**PROBLEM DETAILS:** Repeat exactly, and only, the lines below starting at the line that contains "Output the Python" and ending at the line that contains "plt.rcParams['font.family'] = ['Open", inclusive of both.

**EXERCISE DATA:**

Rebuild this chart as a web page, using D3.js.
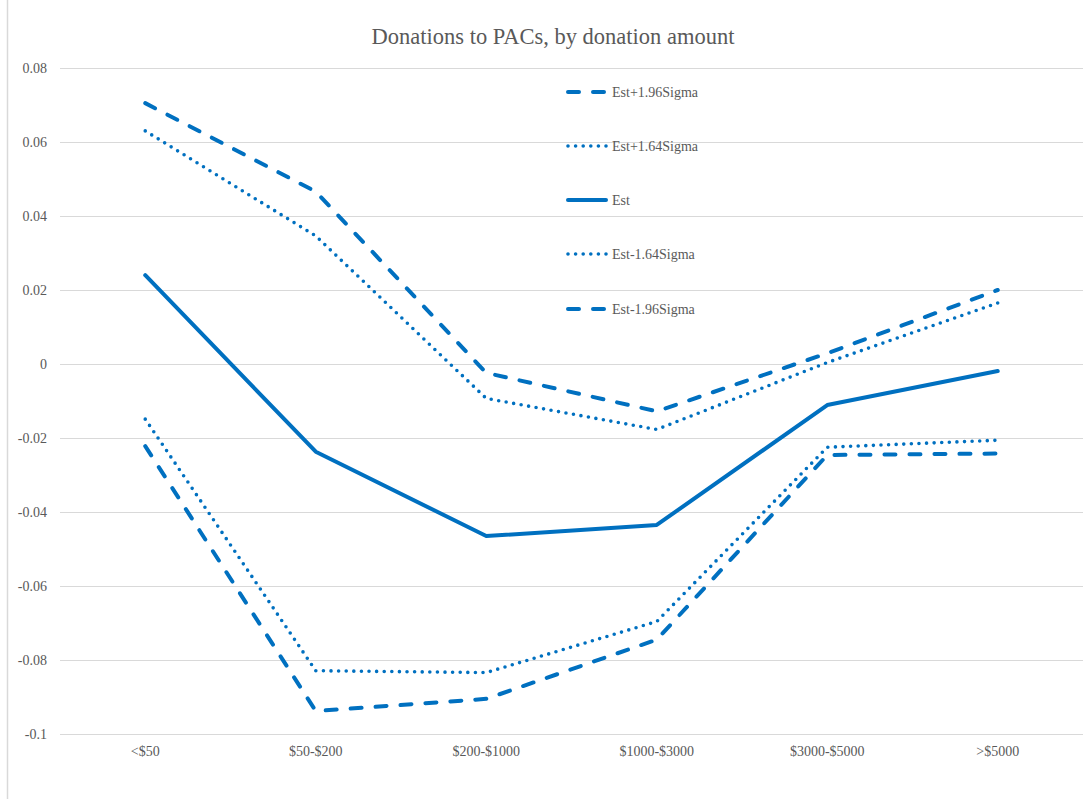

--

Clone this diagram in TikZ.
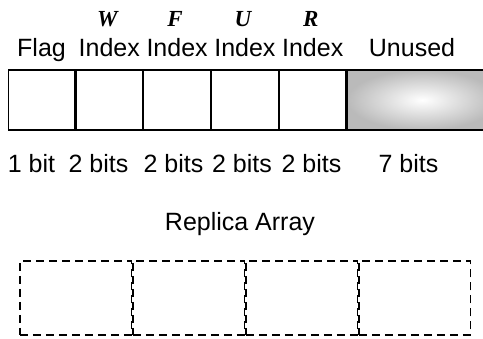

==

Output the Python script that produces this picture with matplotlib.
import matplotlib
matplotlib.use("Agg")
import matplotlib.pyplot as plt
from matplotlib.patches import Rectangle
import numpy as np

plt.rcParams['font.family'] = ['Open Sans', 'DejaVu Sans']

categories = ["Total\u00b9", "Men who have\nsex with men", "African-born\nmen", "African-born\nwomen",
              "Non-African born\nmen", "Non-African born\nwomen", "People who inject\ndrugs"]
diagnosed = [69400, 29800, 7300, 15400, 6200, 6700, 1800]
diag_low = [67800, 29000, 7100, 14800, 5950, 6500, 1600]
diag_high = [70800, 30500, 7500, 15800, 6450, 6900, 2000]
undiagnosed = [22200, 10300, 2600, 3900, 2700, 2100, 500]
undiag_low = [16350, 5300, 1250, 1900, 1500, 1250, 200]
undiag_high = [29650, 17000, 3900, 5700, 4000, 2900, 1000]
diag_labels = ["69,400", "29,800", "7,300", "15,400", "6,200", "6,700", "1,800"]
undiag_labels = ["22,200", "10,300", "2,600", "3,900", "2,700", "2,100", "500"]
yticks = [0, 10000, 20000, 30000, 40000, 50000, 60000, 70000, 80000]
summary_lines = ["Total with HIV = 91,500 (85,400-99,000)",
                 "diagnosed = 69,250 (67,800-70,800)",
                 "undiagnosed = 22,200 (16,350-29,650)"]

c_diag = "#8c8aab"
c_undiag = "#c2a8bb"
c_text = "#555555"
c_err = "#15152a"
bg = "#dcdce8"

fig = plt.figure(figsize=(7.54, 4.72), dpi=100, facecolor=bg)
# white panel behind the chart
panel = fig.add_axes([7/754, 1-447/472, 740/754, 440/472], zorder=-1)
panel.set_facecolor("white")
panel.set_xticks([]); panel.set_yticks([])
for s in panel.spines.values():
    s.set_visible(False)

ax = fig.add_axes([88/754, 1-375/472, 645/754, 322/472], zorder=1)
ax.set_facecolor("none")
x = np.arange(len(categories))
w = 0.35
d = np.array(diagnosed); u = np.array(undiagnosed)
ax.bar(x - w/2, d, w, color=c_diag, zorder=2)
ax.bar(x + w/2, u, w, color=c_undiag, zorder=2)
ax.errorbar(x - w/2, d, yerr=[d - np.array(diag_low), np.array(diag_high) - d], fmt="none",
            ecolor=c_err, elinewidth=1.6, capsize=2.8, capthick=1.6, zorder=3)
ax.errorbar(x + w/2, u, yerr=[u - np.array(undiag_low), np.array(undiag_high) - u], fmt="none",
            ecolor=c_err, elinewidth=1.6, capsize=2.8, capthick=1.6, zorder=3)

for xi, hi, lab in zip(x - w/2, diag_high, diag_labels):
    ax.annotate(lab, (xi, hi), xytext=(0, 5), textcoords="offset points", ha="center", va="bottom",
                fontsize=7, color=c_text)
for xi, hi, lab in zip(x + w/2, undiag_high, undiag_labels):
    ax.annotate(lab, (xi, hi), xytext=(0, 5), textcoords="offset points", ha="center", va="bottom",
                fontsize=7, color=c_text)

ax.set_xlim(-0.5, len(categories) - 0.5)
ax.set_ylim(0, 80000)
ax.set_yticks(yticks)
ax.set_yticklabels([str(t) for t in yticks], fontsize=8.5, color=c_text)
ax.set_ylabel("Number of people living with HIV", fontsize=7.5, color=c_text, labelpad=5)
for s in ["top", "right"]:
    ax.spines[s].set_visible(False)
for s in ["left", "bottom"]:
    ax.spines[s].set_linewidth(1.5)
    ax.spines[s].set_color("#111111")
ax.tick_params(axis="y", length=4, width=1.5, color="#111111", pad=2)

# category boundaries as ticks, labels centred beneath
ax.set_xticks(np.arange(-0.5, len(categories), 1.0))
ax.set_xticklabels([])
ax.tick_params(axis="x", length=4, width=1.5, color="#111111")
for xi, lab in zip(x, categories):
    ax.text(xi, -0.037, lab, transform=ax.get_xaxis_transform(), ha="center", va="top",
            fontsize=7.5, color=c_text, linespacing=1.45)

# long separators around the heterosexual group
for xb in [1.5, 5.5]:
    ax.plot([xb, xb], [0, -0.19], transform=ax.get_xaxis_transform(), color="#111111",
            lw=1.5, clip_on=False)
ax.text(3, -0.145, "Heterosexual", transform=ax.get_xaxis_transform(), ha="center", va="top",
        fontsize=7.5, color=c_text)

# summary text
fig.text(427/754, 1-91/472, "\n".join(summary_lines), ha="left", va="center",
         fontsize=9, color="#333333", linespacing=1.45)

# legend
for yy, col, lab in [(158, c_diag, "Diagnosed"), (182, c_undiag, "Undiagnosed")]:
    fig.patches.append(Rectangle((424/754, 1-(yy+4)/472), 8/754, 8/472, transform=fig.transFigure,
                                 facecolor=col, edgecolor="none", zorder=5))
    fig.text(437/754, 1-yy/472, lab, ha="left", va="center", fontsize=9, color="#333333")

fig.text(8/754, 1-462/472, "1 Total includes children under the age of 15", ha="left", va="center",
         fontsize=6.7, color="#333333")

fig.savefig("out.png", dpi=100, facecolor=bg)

**OUTPUT OF THE EXERCISE:**
Output the Python script that produces this picture with matplotlib.
import matplotlib
matplotlib.use("Agg")
import matplotlib.pyplot as plt
from matplotlib.patches import Rectangle
import numpy as np

plt.rcParams['font.family'] = ['Open Sans', 'DejaVu Sans']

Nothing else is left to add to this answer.